The three cost bands
One-way pushes (website form to CRM, orders to email, jobs feed to site) sit around £2,000 to £6,000 when both systems have documented APIs. Two-way synchronisation with logic (stock levels driving availability, CRM stages driving site content, account pricing) runs £6,000 to £20,000. Systems work against legacy software, government schemes or migrations starts above £20,000 and is priced after technical discovery, not before.
Our software and AI engagements start at £18,000 because most client integration work lands in the second and third bands once the real requirements surface. Smaller first-band connections are scoped individually.
What actually drives the price
The API itself is usually the cheap part. Cost concentrates in four places: edge cases (what happens when stock is negative, a record conflicts, a payment half-completes), data quality in the existing systems, authentication and security review cycles, and who owns failures in production.

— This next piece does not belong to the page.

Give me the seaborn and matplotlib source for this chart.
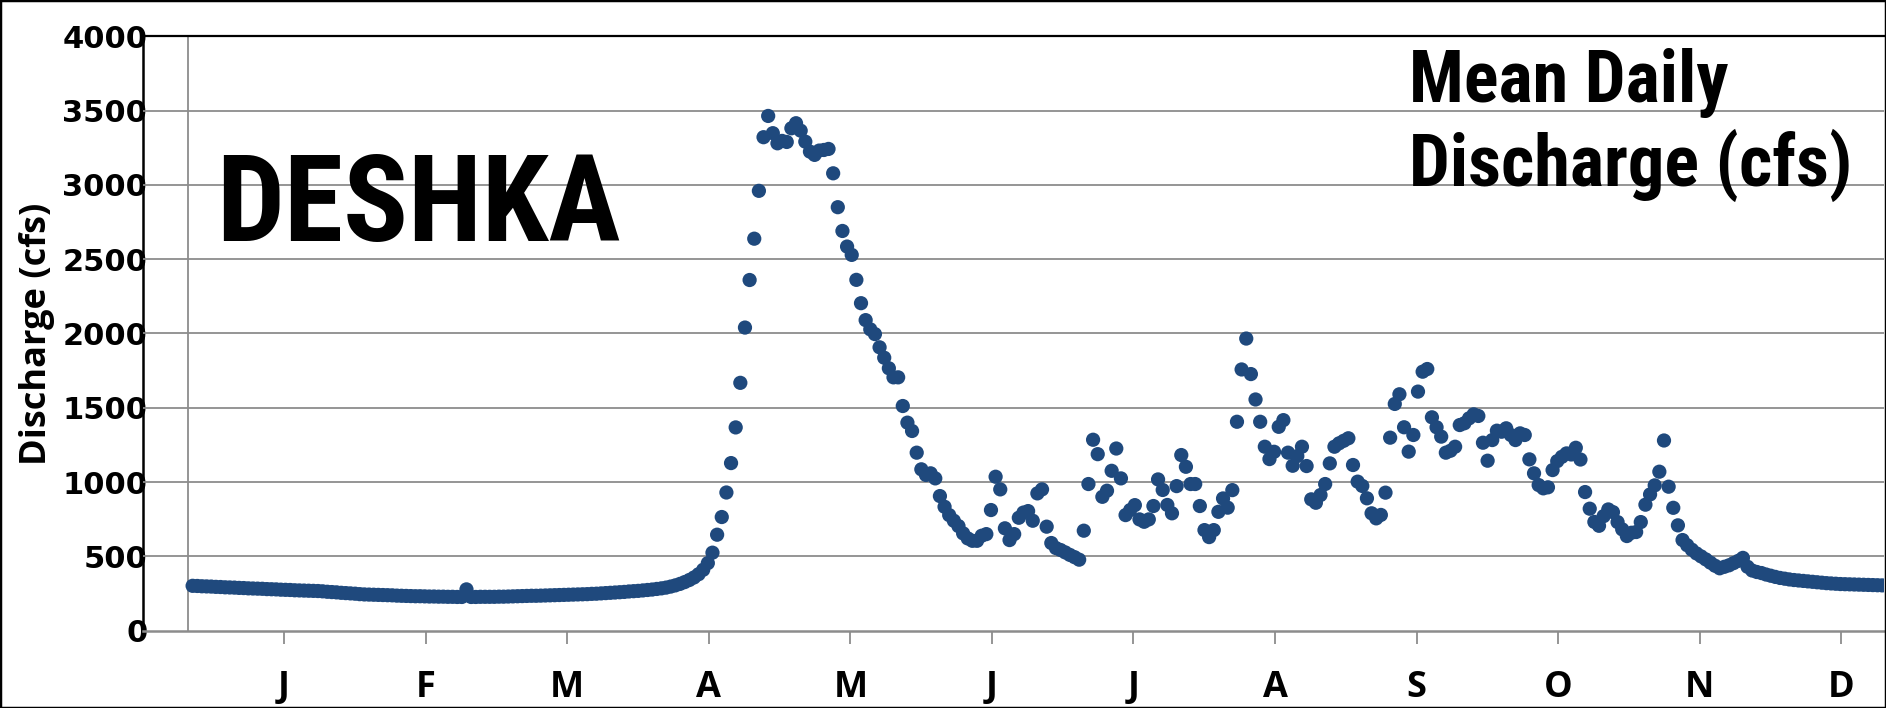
import matplotlib
matplotlib.use("Agg")
import matplotlib.pyplot as plt
import matplotlib.font_manager as fm
from matplotlib.font_manager import FontProperties
from matplotlib.textpath import TextPath
from matplotlib.ft2font import FT2Font
from matplotlib.patches import Rectangle
import seaborn as sns
import pandas as pd

# ---------------- data ----------------
discharge_cfs = [
    # Jan - Apr (winter base flow)
    302, 301, 299, 298, 297, 295, 294, 292, 291, 290, 288, 287, 285, 284,
    283, 282, 280, 279, 278, 276, 275, 274, 272, 271, 270, 269, 268, 267,
    265, 262, 260, 258, 255, 253, 251, 249, 246, 244,
    243, 242, 241, 240, 239, 238, 236, 235, 234, 233,
    232, 232, 231, 230, 230, 229, 229, 228, 228, 227, 227,
    278,
    227, 227, 228, 228, 228, 228, 229, 229,
    230, 231, 232, 233, 234, 235, 235, 236, 237, 238,
    239, 240, 241, 242, 243, 244, 245, 246, 248, 249,
    251, 253, 255, 257, 259, 261, 264, 266, 268, 271,
    274, 277, 281, 285, 290, 297, 305, 315, 327, 341, 358, 380, 410, 455, 525,
    # break-up peak
    646, 765, 930, 1128, 1368, 1668, 2040, 2360, 2638, 2960, 3321, 3464, 3348,
    3280, 3296, 3289, 3381, 3415, 3365, 3291, 3224, 3202, 3231, 3235, 3242,
    3078, 2850, 2690, 2585, 2529, 2361, 2204, 2090, 2028, 1996, 1907, 1837,
    1766, 1705, 1705, 1512, 1400, 1344, 1198, 1086, 1048, 1059, 1025, 906,
    834, 778, 740, 704, 655, 621, 605, 605, 639, 650,
    # summer
    812, 1036, 951, 689, 610, 650, 760, 795, 805, 740, 924, 951, 700, 590,
    556, 543, 527, 510, 495, 478, 673,
    987, 1285, 1188, 901, 942, 1076, 1226, 1025, 778, 812, 845, 749, 733, 749,
    839, 1018, 947, 846, 790, 973, 1182, 1103, 987, 987, 839, 677, 630, 677,
    800, 890, 828, 946,
    1406, 1758, 1966, 1727, 1556, 1406, 1238, 1155, 1204, 1372, 1417, 1198,
    1110, 1175, 1238, 1108, 884, 861, 913, 987, 1126, 1238, 1261, 1278, 1295,
    1115, 1003, 974, 891, 790, 756, 779, 929, 1299, 1526, 1591, 1369, 1205,
    1317, 1609, 1743, 1761, 1436, 1369, 1306, 1198, 1211, 1238, 1384, 1396,
    1429, 1456, 1445, 1265, 1144, 1283, 1346, 1339, 1362, 1317, 1283, 1328,
    1317, 1153, 1059, 980, 958, 965, 1081,
    1141, 1170, 1193, 1186, 1231, 1152,
    # autumn
    933, 821, 732, 706, 771, 816, 798, 731, 682, 637, 659, 664, 731, 848, 917,
    978, 1070, 1280, 969, 827, 709, 610,
    575, 545, 520, 500, 480, 458, 437, 420, 430, 440, 455, 470, 490, 430, 405,
    395, 388, 378, 370, 362, 355, 350, 345, 341, 338, 335, 332, 329, 326, 323,
    320, 318, 316, 314, 313, 312, 311, 310, 309, 308, 307, 306, 305,
]
day_of_year = list(range(len(discharge_cfs)))

month_labels = ["J", "F", "M", "A", "M", "J", "J", "A", "S", "O", "N", "D"]
month_tick_days = [19.7, 50.2, 80.7, 111.2, 141.7, 172.2, 202.7, 233.2,
                   263.7, 294.2, 324.7, 355.2]
y_ticks = [0, 500, 1000, 1500, 2000, 2500, 3000, 3500, 4000]

df = pd.DataFrame({"day": day_of_year, "cfs": discharge_cfs})

# ---------------- fonts ----------------
sns.set_style("white")
plt.rcParams["font.family"] = ["DejaVu Sans"]
plt.rcParams["text.color"] = "black"
plt.rcParams["axes.labelcolor"] = "black"

names = {f.name for f in fm.fontManager.ttflist}


def _weight(w):
    if isinstance(w, (int, float)):
        return int(w)
    return {"bold": 700, "heavy": 800, "black": 900, "semibold": 600,
            "demibold": 600, "extra bold": 800, "ultrabold": 800}.get(str(w).lower(), 400)


BASES = [("Liberation Sans", 0.0), ("Arial", 0.0), ("Noto Sans", 0.1),
         ("Open Sans", 0.1), ("Roboto", 0.15), ("Lato", 0.2),
         ("Inter", 0.25), ("DejaVu Sans", 0.3)]
WIDTH_SUFFIXES = ["", " Narrow", " Condensed", " SemiCondensed", " Semi Condensed",
                  " ExtraCondensed", " Extra Condensed"]
ALLOWED = {b + s: pen for b, pen in BASES for s in WIDTH_SUFFIXES}


def _has_latin(fname):
    try:
        cmap = FT2Font(fname).get_charmap()
    except Exception:
        return False
    return all(ord(c) in cmap for c in "DESHKAMeanDilyscrg(f)")


def _shape_ratio(fp, s):
    w = TextPath((0, 0), s, size=100, prop=fp).get_extents().width
    cap = TextPath((0, 0), "H", size=100, prop=fp).get_extents().height
    return w / cap


def pick_title_font(sample, target_ratio):
    """Pick an installed bold sans font whose proportions best match."""
    best, best_score = None, None
    seen = set()
    for f in fm.fontManager.ttflist:
        nm = f.name
        if nm not in ALLOWED or f.fname in seen:
            continue
        wt = _weight(f.weight)
        if wt < 650 or wt > 800 or str(f.style) != "normal":
            continue
        seen.add(f.fname)
        if not _has_latin(f.fname):
            continue
        try:
            fp = FontProperties(fname=f.fname)
            r = _shape_ratio(fp, sample)
        except Exception:
            continue
        score = abs(r - target_ratio) / target_ratio + ALLOWED[nm] * 0.3
        if best_score is None or score < best_score:
            best, best_score = fp, score
    if best is None:
        best = FontProperties(family="Liberation Sans", weight="bold")
    return best


title_fp = pick_title_font("DESHKA", 402 / 84.0)
label_font = "Open Sans" if "Open Sans" in names else "DejaVu Sans"

# ---------------- figure ----------------
W, H = 1886, 708
DPI = 100
fig = plt.figure(figsize=(W / DPI, H / DPI), dpi=DPI)
fig.patch.set_facecolor("white")

ax_left, ax_right = 142.5, 1884.0
ax_top, ax_bottom = 36.3, 630.7
ax = fig.add_axes([ax_left / W, (H - ax_bottom) / H,
                   (ax_right - ax_left) / W, (ax_bottom - ax_top) / H])

grid_c = "#8C8C8C"
for v in y_ticks[1:-1]:
    ax.axhline(v, color=grid_c, lw=1.3, zorder=1)
ax.axvline(-0.9, color=grid_c, lw=1.3, zorder=1)

sns.scatterplot(data=df, x="day", y="cfs", ax=ax, color="#1F497D",
                s=105, linewidth=0, edgecolor="none", legend=False, zorder=3)

ax.set_xlim(-10.8, 364.4)
ax.set_ylim(0, 4000)
ax.set_xlabel("")
ax.set_ylabel("")

ax.set_yticks(y_ticks)
ax.set_yticklabels([str(v) for v in y_ticks], fontsize=22, fontweight="bold",
                   family="DejaVu Sans", color="black")
ax.tick_params(axis="y", length=0, pad=-3.5)

ax.set_xticks(month_tick_days)
ax.set_xticklabels(month_labels, fontsize=26, fontweight="bold",
                   family=label_font, color="black")
ax.tick_params(axis="x", length=9, width=1.3, color=grid_c, pad=19,
               direction="out", bottom=True, labelcolor="black")

ax.spines["left"].set_color("black")
ax.spines["left"].set_linewidth(1.8)
ax.spines["left"].set_zorder(0.5)
ax.spines["top"].set_color("black")
ax.spines["top"].set_linewidth(1.6)
ax.spines["bottom"].set_color(grid_c)
ax.spines["bottom"].set_linewidth(1.8)
ax.spines["right"].set_visible(False)

# y-axis title
fig.text(37 / W, (H - 333.5) / H, "Discharge (cfs)", rotation=90,
         ha="center", va="center", fontsize=26, fontweight="bold",
         family=label_font, color="black")

# in-chart titles: size balanced between target width and target cap height
cap_per_pt = TextPath((0, 0), "H", size=100, prop=title_fp).get_extents().height / 100.0


def fitted_size(s, target_w, target_cap):
    w_per_pt = TextPath((0, 0), s, size=100, prop=title_fp).get_extents().width / 100.0
    size_w = target_w * 72.0 / DPI / w_per_pt
    size_h = target_cap * 72.0 / DPI / cap_per_pt
    return min((size_w * size_h) ** 0.5, size_w * 1.04)


def title_text(x_px, base_px, s, size):
    return fig.text(x_px / W, (H - base_px) / H, s, fontproperties=title_fp,
                    fontsize=size, ha="left", va="baseline", color="black")


title_text(216, 241, "DESHKA", fitted_size("DESHKA", 404, 84))
sub_size = fitted_size("Discharge (cfs)", 430, 52)
title_text(1409, 102, "Mean Daily", sub_size)
title_text(1409, 186, "Discharge (cfs)", sub_size)

# outer frame
fig.add_artist(Rectangle((0, 0), 1, 1, transform=fig.transFigure, fill=False,
                         ec="black", lw=2.5, zorder=10))

fig.savefig("out.png", dpi=DPI, facecolor="white")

A worked example from our own products: LoadSnap integrates with DEFRA's Digital Waste Tracking. The government API is documented; the engineering effort went into compliance workflows, failure handling for offline operators and the audit trail. That pattern, where the integration is 20% of the work and the operational reality is 80%, repeats everywhere.
Questions that scope an integration honestly
Answer these before asking anyone for a price, and the quotes you receive will actually be comparable.
- Which direction does data flow, and how fresh must it be (real-time, hourly, daily)?
- What should happen when either system is down or returns garbage?
- Who fixes a failed sync at 9am Monday, and how do they find out?
- Is there historical data to migrate, and who owns its quality?
- What changes in the business process once this works?
Why we price after discovery
Fixed quotes from feature lists are fiction in integration work. We run a short technical discovery against your actual systems, then itemise the build, which is why the number we give is one we keep. The same studio that designs your site builds the integration, so there is one accountable scope rather than an agency blaming a dev shop.